> _REQUIREMENT_: Leave out all pictures and give back precisely the lines from the line with "Rebuild this diagram" to the line with "(ramlbl) at (111,272)", including those two lines.

> _RECORDS TO PROCESS_:
■ ■ ■ ■ ■
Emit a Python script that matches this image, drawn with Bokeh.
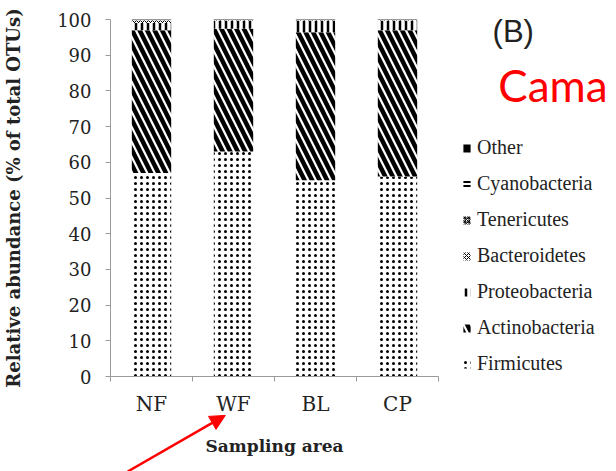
■ ■ ■ ■ ■
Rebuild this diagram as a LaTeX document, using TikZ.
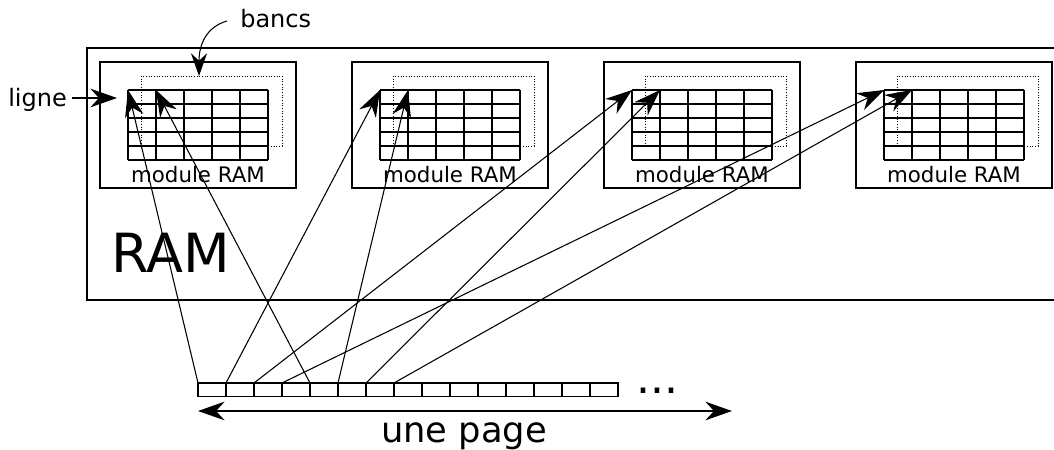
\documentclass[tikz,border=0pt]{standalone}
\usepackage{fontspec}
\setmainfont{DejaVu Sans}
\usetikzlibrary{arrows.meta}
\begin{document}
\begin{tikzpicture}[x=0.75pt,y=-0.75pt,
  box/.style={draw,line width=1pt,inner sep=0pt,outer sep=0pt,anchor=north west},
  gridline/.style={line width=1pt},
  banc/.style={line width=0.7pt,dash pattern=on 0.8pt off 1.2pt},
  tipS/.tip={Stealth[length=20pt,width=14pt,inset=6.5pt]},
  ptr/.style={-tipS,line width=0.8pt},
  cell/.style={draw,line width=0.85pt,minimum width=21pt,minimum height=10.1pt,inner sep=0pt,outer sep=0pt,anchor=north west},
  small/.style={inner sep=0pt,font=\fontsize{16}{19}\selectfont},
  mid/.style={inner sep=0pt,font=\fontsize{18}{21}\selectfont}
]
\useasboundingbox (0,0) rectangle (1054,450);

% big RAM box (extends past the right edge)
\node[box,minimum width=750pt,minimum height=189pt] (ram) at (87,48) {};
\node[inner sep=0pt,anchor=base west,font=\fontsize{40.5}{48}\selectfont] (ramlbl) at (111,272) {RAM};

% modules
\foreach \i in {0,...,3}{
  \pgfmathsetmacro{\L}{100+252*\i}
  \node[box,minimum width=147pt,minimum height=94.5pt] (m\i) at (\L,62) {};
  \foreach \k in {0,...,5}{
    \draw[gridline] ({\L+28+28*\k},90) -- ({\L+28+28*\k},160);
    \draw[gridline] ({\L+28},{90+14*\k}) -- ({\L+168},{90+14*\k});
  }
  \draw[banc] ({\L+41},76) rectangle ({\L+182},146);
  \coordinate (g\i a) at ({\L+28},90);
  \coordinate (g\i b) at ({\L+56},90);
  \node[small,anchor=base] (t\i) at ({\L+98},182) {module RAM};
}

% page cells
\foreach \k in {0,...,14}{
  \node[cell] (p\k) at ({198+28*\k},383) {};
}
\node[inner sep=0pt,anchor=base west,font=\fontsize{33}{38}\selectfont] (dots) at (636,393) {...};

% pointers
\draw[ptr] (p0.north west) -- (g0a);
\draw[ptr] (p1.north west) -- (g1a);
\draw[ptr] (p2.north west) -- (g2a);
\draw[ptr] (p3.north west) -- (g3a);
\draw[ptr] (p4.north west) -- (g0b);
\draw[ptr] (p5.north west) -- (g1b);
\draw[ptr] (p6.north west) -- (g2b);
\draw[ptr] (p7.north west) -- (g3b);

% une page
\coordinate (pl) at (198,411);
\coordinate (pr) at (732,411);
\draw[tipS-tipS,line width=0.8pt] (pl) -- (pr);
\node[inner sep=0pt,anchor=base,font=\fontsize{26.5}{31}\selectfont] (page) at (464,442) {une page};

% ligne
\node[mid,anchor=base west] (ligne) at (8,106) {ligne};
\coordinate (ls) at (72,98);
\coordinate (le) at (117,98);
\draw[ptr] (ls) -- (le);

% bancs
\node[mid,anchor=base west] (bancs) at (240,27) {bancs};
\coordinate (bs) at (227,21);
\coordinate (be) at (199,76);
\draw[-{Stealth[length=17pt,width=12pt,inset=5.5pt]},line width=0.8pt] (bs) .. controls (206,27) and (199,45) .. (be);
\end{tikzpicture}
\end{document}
■ ■ ■ ■ ■
> _TASK RESULT_:
Rebuild this diagram as a LaTeX document, using TikZ.
\documentclass[tikz,border=0pt]{standalone}
\usepackage{fontspec}
\setmainfont{DejaVu Sans}
\usetikzlibrary{arrows.meta}
\begin{document}
\begin{tikzpicture}[x=0.75pt,y=-0.75pt,
  box/.style={draw,line width=1pt,inner sep=0pt,outer sep=0pt,anchor=north west},
  gridline/.style={line width=1pt},
  banc/.style={line width=0.7pt,dash pattern=on 0.8pt off 1.2pt},
  tipS/.tip={Stealth[length=20pt,width=14pt,inset=6.5pt]},
  ptr/.style={-tipS,line width=0.8pt},
  cell/.style={draw,line width=0.85pt,minimum width=21pt,minimum height=10.1pt,inner sep=0pt,outer sep=0pt,anchor=north west},
  small/.style={inner sep=0pt,font=\fontsize{16}{19}\selectfont},
  mid/.style={inner sep=0pt,font=\fontsize{18}{21}\selectfont}
]
\useasboundingbox (0,0) rectangle (1054,450);

% big RAM box (extends past the right edge)
\node[box,minimum width=750pt,minimum height=189pt] (ram) at (87,48) {};
\node[inner sep=0pt,anchor=base west,font=\fontsize{40.5}{48}\selectfont] (ramlbl) at (111,272) {RAM};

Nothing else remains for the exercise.